Return the lines below exactly, from the first line to the line that contains "from matplotlib.patches import FancyBboxPatch". Leave out pictures.

Collected data -
※

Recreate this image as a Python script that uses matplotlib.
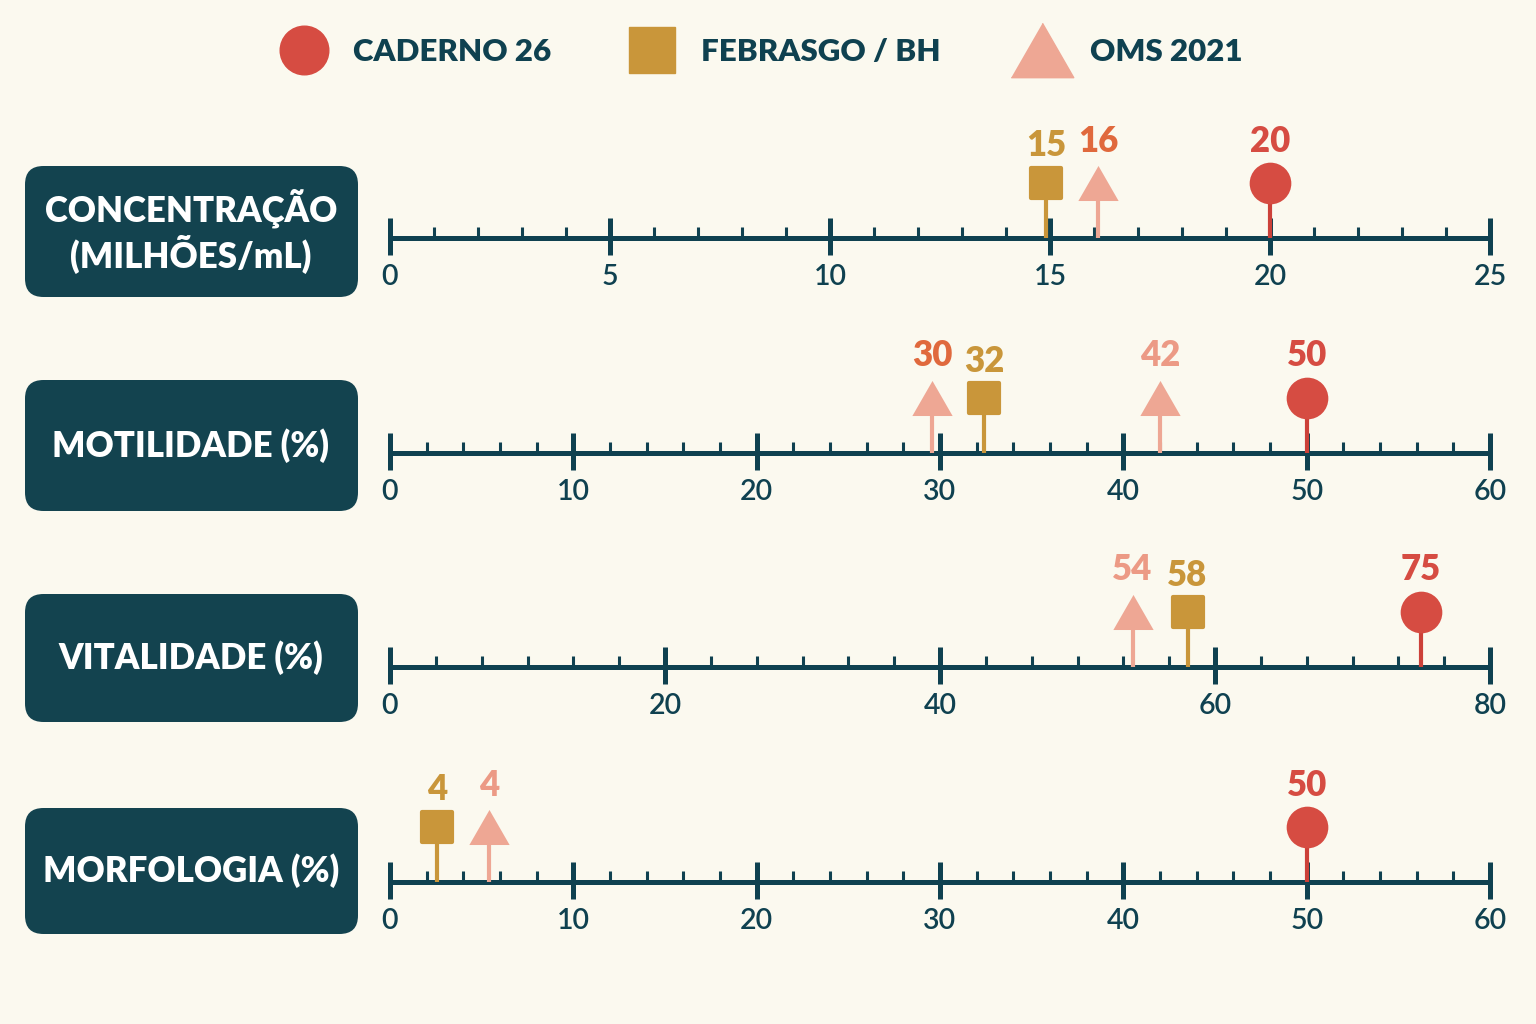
import matplotlib
matplotlib.use("Agg")
import matplotlib.pyplot as plt
import numpy as np
from matplotlib.lines import Line2D
from matplotlib.markers import MarkerStyle
from matplotlib.patches import FancyBboxPatch

# data
row_labels = ["CONCENTRAÇÃO\n(MILHÕES/mL)", "MOTILIDADE (%)", "VITALIDADE (%)", "MORFOLOGIA (%)"]
axis_max = [25, 60, 80, 60]
major_step = [5, 10, 20, 10]
minor_div = [5, 5, 6, 5]          # intervals between majors
caderno26 = [[20], [50], [75], [50]]
febrasgo_bh = [[15], [32], [58], [4]]
oms2021 = [[16], [30, 42], [54], [4]]
series_names = ["CADERNO 26", "FEBRASGO / BH", "OMS 2021"]

# style
W, H = 1536, 1024
BG = "#FBF9EF"
TEAL = "#0F4150"
BOX = "#13434F"
RED = "#D64C42"
GOLD = "#C9963A"
PINK = "#EEA794"
PINK_TXT = "#EC9A85"
ORANGE_TXT = "#E0693D"
FONT = "Lato"

TRI = [(-1, -0.87), (1, -0.87), (0, 0.87)]
series_style = [
    dict(marker="o", ms=30, color=RED, stem="#CC4139", half=21),
    dict(marker="s", ms=21, color=GOLD, stem=GOLD, half=16),
    dict(marker=TRI, ms=29, color=PINK, stem=PINK, half=19),
]
label_colors = [
    [[RED], [RED], [RED], [RED]],
    [[GOLD], [GOLD], [GOLD], [GOLD]],
    [[ORANGE_TXT], [ORANGE_TXT, PINK_TXT], [PINK_TXT], [PINK_TXT]],
]
tie_order = [2, 0, 1]             # febrasgo, oms, caderno when values tie

axis_y = [238, 453, 667, 882]     # pixel row of each number line
box_y = [(166, 297), (380, 511), (594, 722), (808, 934)]
X0, X1 = 390, 1490
MIN_GAP = 52                      # px between neighbouring markers

plt.rcParams["font.family"] = [FONT, "DejaVu Sans"]
fig = plt.figure(figsize=(W / 100, H / 100), dpi=100, facecolor=BG)


def fx(x):
    return x / W


def fy(y):
    return 1 - y / H


all_series = [caderno26, febrasgo_bh, oms2021]

for i, label in enumerate(row_labels):
    # label box
    y0, y1 = box_y[i]
    fig.patches.append(FancyBboxPatch(
        (fx(25), fy(y1)), fx(358) - fx(25), fy(y0) - fy(y1),
        boxstyle="round,pad=0,rounding_size=0.012",
        transform=fig.transFigure, facecolor=BOX, edgecolor="none",
        mutation_aspect=W / H))
    fig.text(fx(191), fy((y0 + y1) / 2), label, ha="center", va="center",
             color="white", fontsize=25, fontweight="heavy", linespacing=1.2)

    # number line axes: y data = pixels above the line
    ay = axis_y[i]
    ax = fig.add_axes([fx(X0), fy(ay + 70), fx(X1) - fx(X0), 200 / H])
    ax.set_xlim(0, axis_max[i])
    ax.set_ylim(-70, 130)
    ax.axis("off")
    ax.patch.set_alpha(0)

    majors = np.arange(0, axis_max[i] + 1e-9, major_step[i])
    minors = np.arange(0, axis_max[i] + 1e-9, major_step[i] / minor_div[i])
    minors = [m for m in minors if np.min(np.abs(majors - m)) > 1e-6]
    ax.hlines(0, 0, axis_max[i], color=TEAL, lw=3.6, zorder=2)
    ax.vlines(majors, -17, 20, color=TEAL, lw=3.6, zorder=2, clip_on=False)
    ax.vlines(minors, 0, 11, color=TEAL, lw=2.2, zorder=2)
    for m in majors:
        ax.text(m, -39, f"{m:g}", ha="center", va="center", color=TEAL,
                fontsize=20.5, fontweight="semibold", clip_on=False)

    # collect markers and spread the ones that would overlap
    items = []
    for s, ser in enumerate(all_series):
        for k, v in enumerate(ser[i]):
            items.append((v, s, k))
    items.sort(key=lambda t: (t[0], tie_order[t[1]]))
    ppu = (X1 - X0) / axis_max[i]
    pos = [v * ppu for v, _, _ in items]
    groups, cur = [], [0]
    for j in range(1, len(items)):
        if pos[j] - pos[j - 1] < MIN_GAP:
            cur.append(j)
        else:
            groups.append(cur)
            cur = [j]
    groups.append(cur)
    for g in groups:
        if len(g) > 1:
            c = np.mean([pos[j] for j in g])
            for n, j in enumerate(g):
                pos[j] = c + (n - (len(g) - 1) / 2) * MIN_GAP

    for (v, s, k), p in zip(items, pos):
        st = series_style[s]
        x = p / ppu
        ax.vlines(x, 0, 55 - st["half"] + 4, color=st["stem"], lw=3, zorder=3)
        ax.plot(x, 55, marker=MarkerStyle(st["marker"], joinstyle="round"),
                ms=st["ms"], color=st["color"], mec=st["color"],
                mew=3 if s == 1 else 0, zorder=4, clip_on=False)
        ly = 92 if s == 1 else 97
        ax.text(x, ly, f"{v}", ha="center", va="center", fontsize=25,
                fontweight="heavy", color=label_colors[s][i][k], clip_on=False)

# legend
handles = [
    Line2D([], [], ls="none", marker="o", ms=35, color=RED),
    Line2D([], [], ls="none", marker="s", ms=33, color=GOLD),
    Line2D([], [], ls="none", marker=TRI, ms=45, color=PINK),
]
leg = fig.legend(handles, series_names, loc="center", bbox_to_anchor=(0.4935, fy(52)),
                 ncol=3, frameon=False, handlelength=2.0, handletextpad=0.55,
                 columnspacing=2.25, prop=dict(family=FONT, weight="heavy", size=22.5))
for t in leg.get_texts():
    t.set_color(TEAL)

fig.savefig("out.png", dpi=100, facecolor=BG)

※

Reply -
Recreate this image as a Python script that uses matplotlib.
import matplotlib
matplotlib.use("Agg")
import matplotlib.pyplot as plt
import numpy as np
from matplotlib.lines import Line2D
from matplotlib.markers import MarkerStyle
from matplotlib.patches import FancyBboxPatch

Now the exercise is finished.